Fire Dept spokesman thanks Greenbay community for firefighting efforts and admits that tender ran out of water

Inspector Lester Bagot, Spokesperson for the Fire Department, is thanking members of the Greenbay community who stood valiantly to help extinguish a four-house fire on Monday – and is admitting that the fire tender ran out of water.

As happened with a similar fire, in March, in The Point community, Greenbay residents were saying the firetruck had arrived on the scene without water.

However, Inspector Bagot says those rumours are not true; rather, he says, the truck does not hold the required capacity of water.
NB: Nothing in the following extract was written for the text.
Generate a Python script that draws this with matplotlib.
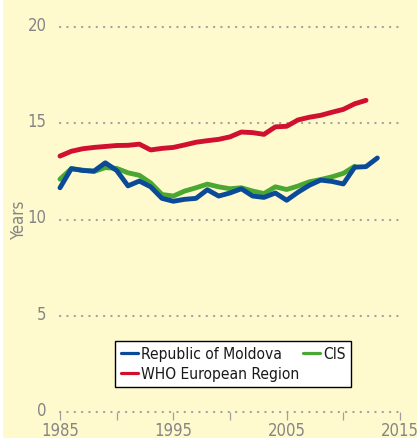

Accordingly, Bagot says the St. John’s station received assistance from the All Saints and Coolidge Fire Stations, as well as from a number of private water truckers.

Some reports said that 16 persons were left homeless, since the inferno completely destroyed four wooden houses. But Bagot says the Fire Department’s count, at the end of its firefighting operation, was actually 14 people.

The Inspector also commented on the bones that were discovered in the ruins of the fire, saying they are believed to be human remains. However, confirmation tests will have to be done.

According to Bagot, two fire tenders are expected here from the United Kingdom: one having a capacity of 2,500 gallons and the other 1,000 gallons of water.

He says the addition of these two trucks will go a very long way in assisting the Fire Brigade as it seeks to effectively tackle fires of this magnitude in the future.

These additional fire tenders are expected on island within two weeks.

Meanwhile,Senator Richard Lewis, the United Progressive Party’s Candidate for St. John’s Rural West, said on Monday that he was not impressed with the response of the fire services, and he called on the Administration to get the water issue sorted and to deliver the additional fire tenders promised.

When the blaze broke out in the Greenbay Hill-Baker’s Road neighbourhood, residents turned to the little water they had on hand to douse the fire and other homes to prevent the fire from spreading.

There was no government-supplied water running at the time, Lewis noted.